This article originally appeared on the Ethics & International Affairs blog.
In an earlier posting, I discussed some of the ethical frameworks for assessing the trade war with China, themes that were expanded upon in a podcast for Carnegie Council. Commentators responding to those points have wanted to explore in greater depth the ethical considerations of large-scale trade and economic interdependence with an illiberal state.
As I noted, the ethical assumptions—the twin gambles, really—were as follows: 1) increased trade and expanded economic linkages between the United States and China would decrease the possibility of conflict by making the two countries so interdependent that neither would risk the damage that would be caused by an open rupture and a large-scale resort to force; and 2) increased Chinese integration with the U.S. market would create conditions for domestic liberalization.
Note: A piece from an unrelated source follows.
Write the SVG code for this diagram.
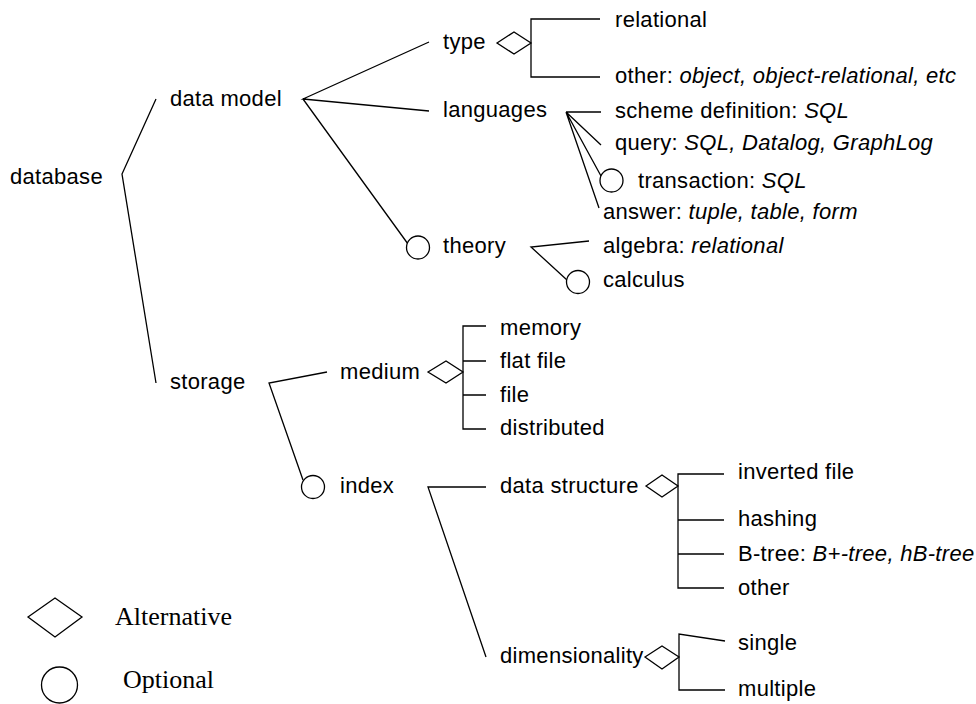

By the way, this was not simply an assumption vis-a-vis China, but seen as the best pathway for promoting democratization throughout the world.
This is why I have read with great interest the report prepared by Edward Lemon for the Foreign Policy Research Institute on recent developments in Uzbekistan. Increased foreign investment and engagement is producing, not democratization, but "authoritarian upgrading"—where selected reforms are designed to legitimize a softer authoritarianism. Lemon's description of Uzbekistan's present reads, in some ways, also as a description of China's past. In both cases, authoritarian modernization does produce "genuine benefits for the population, such as lower repression and the economic benefits of increased foreign investment." Yet Lemon concludes that, in Uzbekistan, "while the system is being modernized, there is little evidence that this will result in political liberalization." This could easily sum up the current assessment of the grand gamble of the last three decades of the U.S. approach towards China.
But Lemon also brings up another point that we must now consider. Part of the "democratic community" approach that Ash Jain has been espousing calls for reorienting the trade and economic links between the U.S. and China to some extent away from Beijing and towards other democracies, so that there is a greater overlap between shared values and those we do business with. But will businesses even in democratic states want to give up markets in the "upgraded authoritarian" community? In the past, the authoritarians represented a small share of overall world markets, but as Lemon points out, "Since the end of the Cold War, the share of global gross domestic product produced by autocratic states has risen from 12 to 33 percent…Half of the ten countries with the highest average incomes are classified as 'not free' or 'partly free' by Freedom House." While trade wars might involuntarily close off markets, a call to reduce or curtail business links with "upgraded authoritarians" might find a less receptive audience among companies in democratic states given the size and buying power of those markets, who might argue that "upgraded authoritarians" are good enough when it comes to governance and values questions.
"Upgraded authoritarians"—akin to my own conception of "managed pluralism"—presents an ethical "glass half-empty/half full" dilemma, and one which we may need to continue to wrestle with, watching the direction China, Uzbekistan, Russia, and other states are likely to evolve towards in the coming decade.